Llegar al Cementerio General y sus inmensas 86 hectáreas de recuerdos, historias y tristezas es cada vez más un panorama desalentador y solitario. Avenida Recoleta, debido a diferentes trabajos en el pavimento y otras razones que no se logran entender a simple vista, parece un verdadero páramo seco y ardiente en estos primeros días de marzo. A diferencia de lo que hay al interior del muro perimetral, ahí no se encuentra ningún alma, ni mucho menos vehículos. Solamente las personas que salen de la estación Cementerios caminan unos pocos pasos por aquella vereda hasta llegar a algunos de los paraderos de buses para continuar sus travesías personales.
Una vez que uno decide ingresar por la entrada más cercana, el escenario no mejora mucho.

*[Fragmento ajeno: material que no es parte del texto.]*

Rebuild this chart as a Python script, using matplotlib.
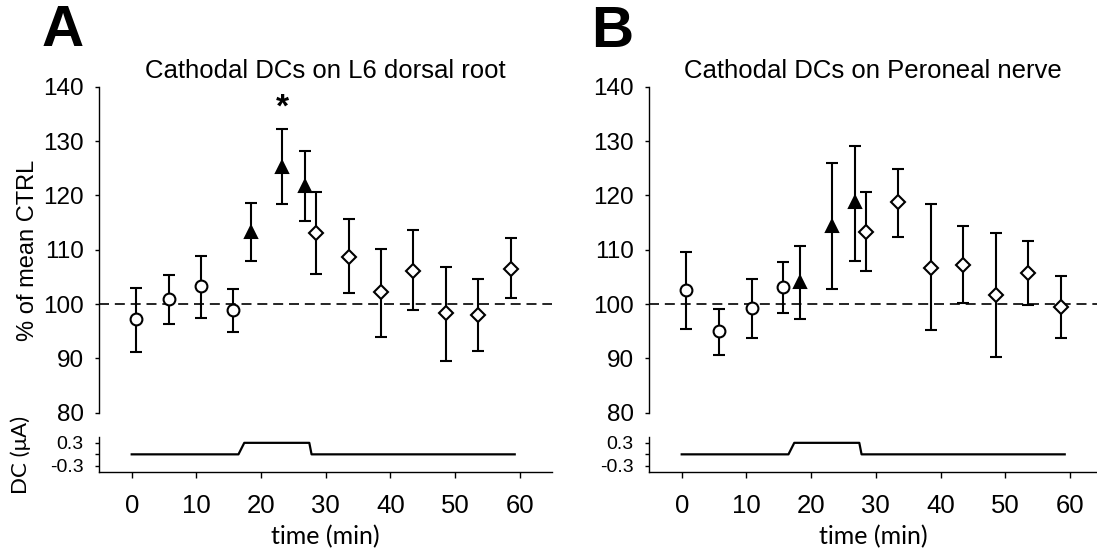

Los hermosos mausoleos, que destacaban por su belleza y refinada arquitectura, donde uno podía aprender y maravillarse por sus distintos estilos que iban desde lo egipcio hasta lo gótico, hoy han sido remplazados por rayados, basura y abandono.
Según una pareja de vendedores, a los que llamaremos Hortensia y Salvador, que llevan décadas en el lugar ofreciendo galletas y bebidas a los cada vez menos visitantes, la situación es en lo absoluto más alentadora los días de entierro, los cuales son de los pocos momentos en que siguen llegando familias completas al lugar. Las flores y adornos coloridos se transformaron en balas y motores enfurecidos. La suaves voces y afinados instrumentos que solían acompañar estas ceremonias se convirtieron en potentes bajos y fuertes gritos. Ese lugar de paz ha dejado de existir, dejando apenas ciertos rastros de lo que era, tal como los hermosos y cuidados jardines que acompañaban las lapidas y que hoy son sólo tierra seca y maleza muerta.
Sin embargo, a tan solo pocos metros, si se camina hacia el norte por la calle Horwitz, uno llegará a un oasis de recuerdo en este desierto de olvido. Se trata, quizás, de una de las zonas más dolorosas e impactantes del cementerio. Esta, además, cuenta la historia de los años más oscuros y salvajes del país, donde hombres cobardes que juraron defender a sus compatriotas se comportaron como bestias, asesinando, torturando y desapareciendo a decenas de hijos, hijas, padres, madres, abuelos y abuelas, dejando familias incompletas que hasta el día de hoy piden verdad y justicia.
Es el Memorial por los Detenidos Desaparecidos y Ejecutados Políticos el lugar donde los nietos pueden saber al menos el nombre del abuelo que no pudo jugar con ellos. Es ahí donde hermanos encuentran explicación a las lágrimas que no paran de deslizarse por las mejillas de su madre cada mes de septiembre. Es ahí donde dicen presente los miembros que quedaron de las familias cuyos apellidos quisieron ser exterminados.
“Todo mi amor está aquí y se ha quedado pegado a las rocas, al mar, a las montañas…”. Esas son las bellas y crudas palabras del poeta Raúl Zurita que sirven como tejado para la inmensa lista de quienes fueron borrados de las maneras más inhumanas posibles por simplemente pensar diferente. Y es aún más grande la que contiene los datos de los que nunca más se supo su paradero, dejando solamente una última mirada y la esperanza de un mundo más justo e igualitario por el cual luchar hasta el aliento final.
Por último, a pesar de todo el sufrimiento plasmado en aquel rincón, es uno de los que más emanan cariño y preocupación. Sus muros, pulcros e íntegros, junto a las placas adornadas con fotos y rojos claveles que testifican visitas recientes, cuentan una historia de resistencia. Tanto doña Hortensia y don Salva, como el relato de una vieja florista que trabaja en el lugar, confirman que ese sector es de los pocos que continúan siendo constantemente visitados a lo largo de los años y en masa en cada conmemoración del golpe. Es ahí donde, frente a cada desilusión y retroceso, se reaviva el espíritu revolucionario, los puños izquierdos se vuelven a levantar y las mil voces de combate se alzan para seguir luchando por esa alegría que nunca llegó y esas anchas avenidas que se estrecharon hasta volverse intransitables.